Stated problem. From the first line of the data below through the line holding "var G_LEFT = 149.5, G_TOP", output each line exactly and leave the pictures out.

(Data items)
○ ○ ○

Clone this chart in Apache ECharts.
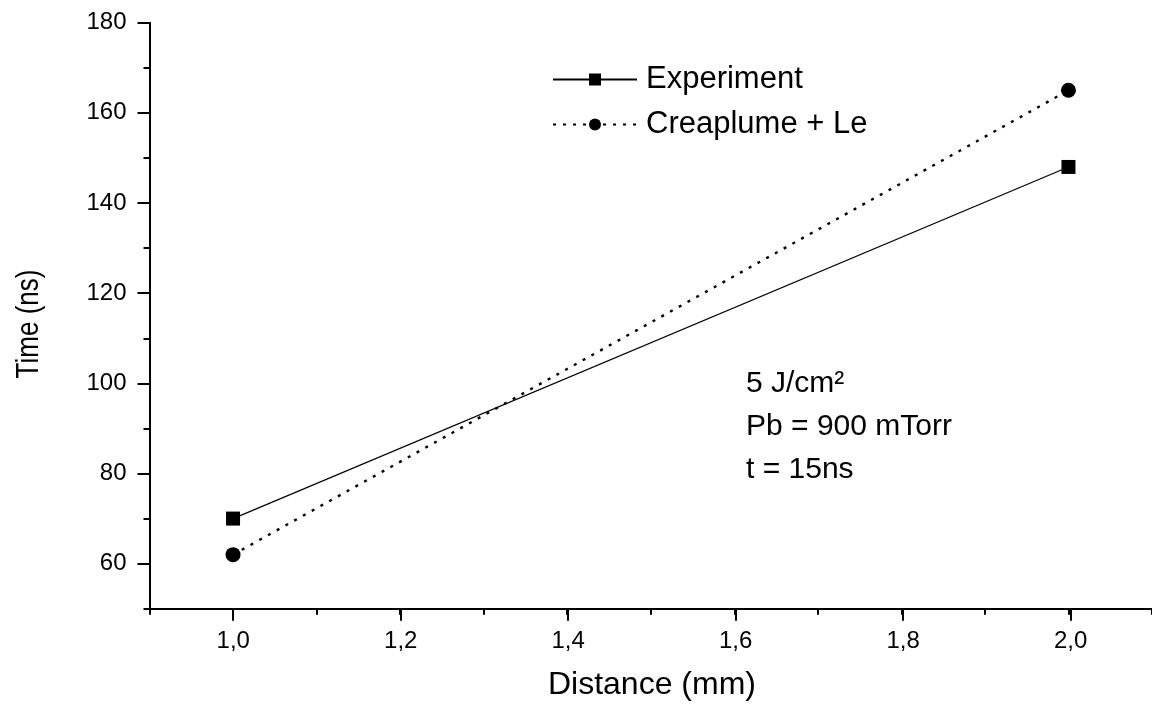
<!DOCTYPE html>
<html>
<head>
<meta charset="utf-8">
<script src="https://cdn.jsdelivr.net/npm/echarts@6/dist/echarts.min.js"></script>
<style>
html,body{margin:0;padding:0;background:#fff;}
#chart{width:1152px;height:709px;}
</style>
</head>
<body>
<div id="chart"></div>
<script>
// ---- data ----
var distances = [1.0, 2.0];
var experimentTimes = [70, 148];
var creaplumeTimes = [62, 165];
var seriesNames = ['Experiment', 'Creaplume + Le'];
var annotationLines = ['5 J/cm\u00b2', 'Pb = 900 mTorr', 't = 15ns'];
var xTitle = 'Distance (mm)';
var yTitle = 'Time (ns)';

var FONT = '"Liberation Sans", Arial, Helvetica, sans-serif';

function pairs(xs, ys) {
  return xs.map(function (x, i) { return [x, ys[i]]; });
}

var chart = echarts.init(document.getElementById('chart'), null, {renderer: 'canvas'});

var G_LEFT = 149.5, G_TOP = 22.7, PX_X = 837.4, PX_Y = 4.508;

var option = {
  backgroundColor: '#ffffff',
  animation: false,
  textStyle: {fontFamily: FONT, color: '#000'},
  grid: [
    {left: G_LEFT, top: G_TOP, width: PX_X * 1.2, height: PX_Y * 130, containLabel: false},
    {left: G_LEFT + PX_X * 0.1, top: G_TOP, width: PX_X * 1.0, height: PX_Y * 130, containLabel: false},
    {left: G_LEFT, top: G_TOP, width: PX_X * 1.2, height: PX_Y * 120, containLabel: false}
  ],
  xAxis: [
    {
      gridIndex: 0, type: 'value', min: 0.9, max: 2.1, interval: 0.1,
      axisLine: {show: true, lineStyle: {color: '#000', width: 2}},
      axisTick: {show: true, length: 6, lineStyle: {color: '#000', width: 2}},
      axisLabel: {show: false},
      splitLine: {show: false}
    },
    {
      gridIndex: 1, type: 'value', min: 1.0, max: 2.0, interval: 0.2,
      axisLine: {show: false},
      axisTick: {show: true, length: 12, lineStyle: {color: '#000', width: 2}},
      axisLabel: {
        show: true, fontSize: 24, color: '#000', fontFamily: FONT, margin: 21,
        formatter: function (v) { return v.toFixed(1).replace('.', ','); }
      },
      splitLine: {show: false},
      name: xTitle, nameLocation: 'middle', nameGap: 60,
      nameTextStyle: {fontSize: 32, color: '#000', fontFamily: FONT}
    },
    {gridIndex: 2, type: 'value', min: 0.9, max: 2.1, show: false}
  ],
  yAxis: [
    {
      gridIndex: 0, type: 'value', min: 50, max: 180, interval: 10,
      axisLine: {show: true, lineStyle: {color: '#000', width: 2}},
      axisTick: {show: true, length: 6, lineStyle: {color: '#000', width: 2}},
      axisLabel: {show: false},
      splitLine: {show: false}
    },
    {gridIndex: 1, type: 'value', min: 50, max: 180, show: false},
    {
      gridIndex: 2, type: 'value', min: 60, max: 180, interval: 20,
      axisLine: {show: false},
      axisTick: {show: true, length: 12, lineStyle: {color: '#000', width: 2}},
      axisLabel: {show: true, fontSize: 24, color: '#000', fontFamily: FONT, margin: 23},
      splitLine: {show: false}
    }
  ],
  legend: {
    orient: 'vertical',
    left: 547,
    top: 59,
    itemWidth: 84,
    itemHeight: 15,
    itemGap: 14,
    selectedMode: false,
    textStyle: {fontSize: 31, color: '#000', fontFamily: FONT, padding: [0, 0, 0, 4]},
    data: seriesNames
  },
  series: [
    {
      name: seriesNames[0], type: 'line', xAxisIndex: 0, yAxisIndex: 0,
      data: pairs(distances, experimentTimes),
      symbol: 'rect', symbolSize: 14,
      itemStyle: {color: '#000'},
      lineStyle: {color: '#000', width: 1.2, type: 'solid'},
      z: 3
    },
    {
      name: seriesNames[1], type: 'line', xAxisIndex: 0, yAxisIndex: 0,
      data: pairs(distances, creaplumeTimes),
      symbol: 'circle', symbolSize: 15,
      itemStyle: {color: '#000'},
      lineStyle: {color: '#000', width: 2.4, type: [3, 7]},
      z: 3
    }
  ],
  graphic: [
    {
      type: 'text', x: 29, y: 324, rotation: Math.PI / 2, scaleX: 0.84,
      style: {text: yTitle, fontSize: 31, fontFamily: FONT, fill: '#000', align: 'center', verticalAlign: 'middle'}
    },
    {
      type: 'text', left: 746, top: 362,
      style: {text: annotationLines.join('\n'), fontSize: 30, lineHeight: 43, fontFamily: FONT, fill: '#000'}
    }
  ]
};

chart.setOption(option);
</script>
</body>
</html>
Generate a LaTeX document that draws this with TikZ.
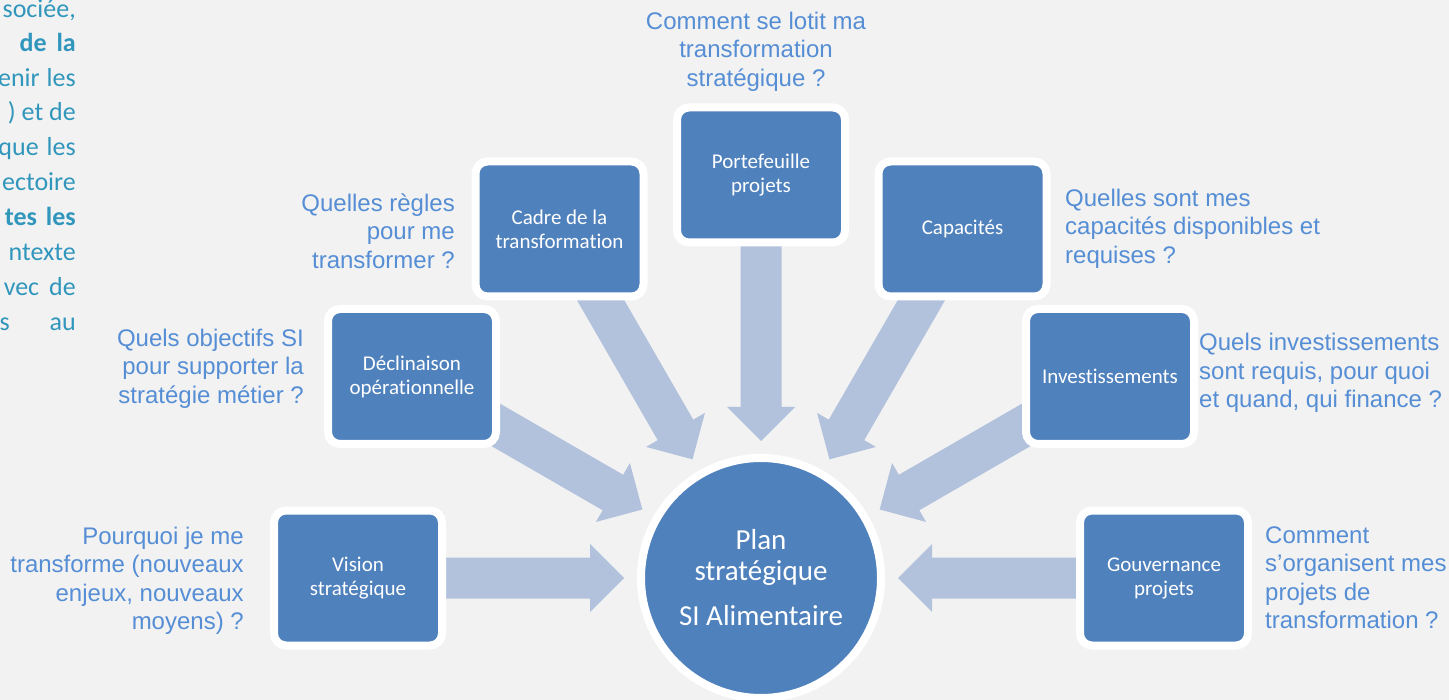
\documentclass[tikz,border=0pt]{standalone}
\usepackage{fontspec}
\setmainfont{Carlito}[Ligatures=NoCommon]
\newfontfamily\qfont{Liberation Sans}
\definecolor{bg}{HTML}{F2F2F2}
\definecolor{boxblue}{HTML}{4F81BD}
\definecolor{arrowblue}{HTML}{B2C2DD}
\definecolor{qblue}{HTML}{558ED5}
\definecolor{leadteal}{HTML}{3196BC}
\pgfdeclarelayer{canvas}
\pgfdeclarelayer{flows}
\pgfsetlayers{canvas,flows,main}
\begin{document}
\begin{tikzpicture}[x=1pt,y=-1pt,
  topic/.style={draw=white, line width=8pt, fill=boxblue, rounded corners=12pt,
    minimum width=168pt, minimum height=135pt, inner sep=0pt, align=center,
    text=white, font=\fontsize{21}{24}\selectfont},
  hub/.style={circle, draw=white, line width=8pt, fill=boxblue, minimum size=240pt,
    inner sep=0pt, align=center, text=white, font=\fontsize{29}{31}\selectfont},
  question/.style={text=qblue, font=\qfont\fontsize{24}{28.5}\selectfont, inner sep=0pt},
  lead/.style={text=leadteal, font=\fontsize{26}{30}\selectfont, inner sep=0pt, anchor=base east},
  flow/.style={fill=arrowblue}
]
\useasboundingbox (0,0) rectangle (1449,700);
\begin{pgfonlayer}{canvas}
  \fill[bg] (0,0) rectangle (1449,700);
\end{pgfonlayer}

% central plan
\node[hub] (hub) at (761,578) {Plan\\stratégique\\[14pt]SI Alimentaire};

% the seven topics, on an arc around the plan
\node[topic] (vision) at (358,578)   {Vision\\stratégique};
\node[topic] (declin) at (412,376.5) {Déclinaison\\opérationnelle};
\node[topic] (cadre)  at (559.5,229) {Cadre de la\\transformation};
\node[topic] (portef) at (761,175)   {Portefeuille\\projets};
\node[topic] (capac)  at (962.5,229) {Capacités};
\node[topic] (invest) at (1110,376.5){Investissements};
\node[topic] (gouv)   at (1164,578)  {Gouvernance\\projets};

% block arrows from each topic into the plan
\begin{pgfonlayer}{flows}
\foreach \b/\ang in {vision/180,declin/150,cadre/120,portef/90,capac/60,invest/30,gouv/0}{
  \begin{scope}[shift={(hub.center)}, rotate=\ang]
    \fill[flow] (403,20.5) -- (171,20.5) -- (171,34) -- (137,0) -- (171,-34)
      -- (171,-20.5) -- (403,-20.5) -- cycle;
  \end{scope}
}
\end{pgfonlayer}

% questions
\node[question, align=center, anchor=north] (qportef) at (756,11.5)
  {Comment se lotit ma\\transformation\\stratégique ?};
\node[question, align=right, anchor=north east] (qcadre) at (455,193.5)
  {Quelles règles\\pour me\\transformer ?};
\node[question, align=right, anchor=north east] (qdeclin) at (304,328.5)
  {Quels objectifs SI\\pour supporter la\\stratégie métier ?};
\node[question, align=right, anchor=north east] (qvision) at (244,526.5)
  {Pourquoi je me\\transforme (nouveaux\\enjeux, nouveaux\\moyens) ?};
\node[question, align=left, anchor=north west] (qcapac) at (1065,188.5)
  {Quelles sont mes\\capacités disponibles et\\requises ?};
\node[question, align=left, anchor=north west] (qinvest) at (1199,333)
  {Quels investissements\\sont requis, pour quoi\\et quand, qui finance ?};
\node[question, align=left, anchor=north west] (qgouv) at (1265,526.5)
  {Comment\\s’organisent mes\\projets de\\transformation ?};

% justified paragraph running off the left edge
\node[lead] (l1)  at (76,18)  {sociée,};
\node[lead] (l2)  at (76,52)  {\textbf{de}\hspace{10pt}\textbf{la}};
\node[lead] (l3)  at (76,86.5)  {enir\hspace{7pt}les};
\node[lead] (l4)  at (76,121) {)\hspace{6pt}et\hspace{6pt}de};
\node[lead] (l5)  at (76,156) {que\hspace{8pt}les};
\node[lead] (l6)  at (76,191) {ectoire};
\node[lead] (l7)  at (76,226) {\textbf{tes}\hspace{9pt}\textbf{les}};
\node[lead] (l8)  at (76,261) {ntexte};
\node[lead] (l9)  at (76,296) {vec\hspace{10pt}de};
\node[lead] (l10) at (76,331) {s\hspace{40pt}au};
\end{tikzpicture}
\end{document}
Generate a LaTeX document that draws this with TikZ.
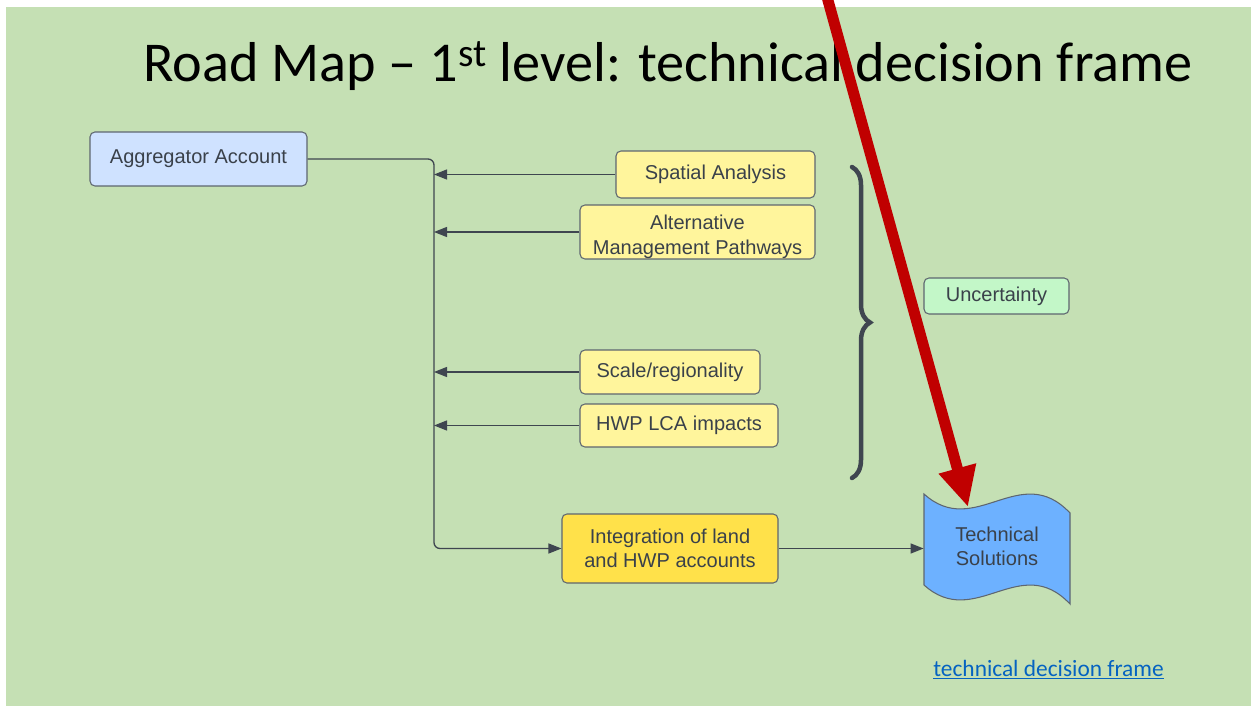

○ ○ ○

Exercise answer.
Clone this chart in Apache ECharts.
<!DOCTYPE html>
<html>
<head>
<meta charset="utf-8">
<script src="https://cdn.jsdelivr.net/npm/echarts@6/dist/echarts.min.js"></script>
<style>
html,body{margin:0;padding:0;background:#fff;}
#chart{width:1152px;height:709px;}
</style>
</head>
<body>
<div id="chart"></div>
<script>
// ---- data ----
var distances = [1.0, 2.0];
var experimentTimes = [70, 148];
var creaplumeTimes = [62, 165];
var seriesNames = ['Experiment', 'Creaplume + Le'];
var annotationLines = ['5 J/cm\u00b2', 'Pb = 900 mTorr', 't = 15ns'];
var xTitle = 'Distance (mm)';
var yTitle = 'Time (ns)';

var FONT = '"Liberation Sans", Arial, Helvetica, sans-serif';

function pairs(xs, ys) {
  return xs.map(function (x, i) { return [x, ys[i]]; });
}

var chart = echarts.init(document.getElementById('chart'), null, {renderer: 'canvas'});

var G_LEFT = 149.5, G_TOP = 22.7, PX_X = 837.4, PX_Y = 4.508;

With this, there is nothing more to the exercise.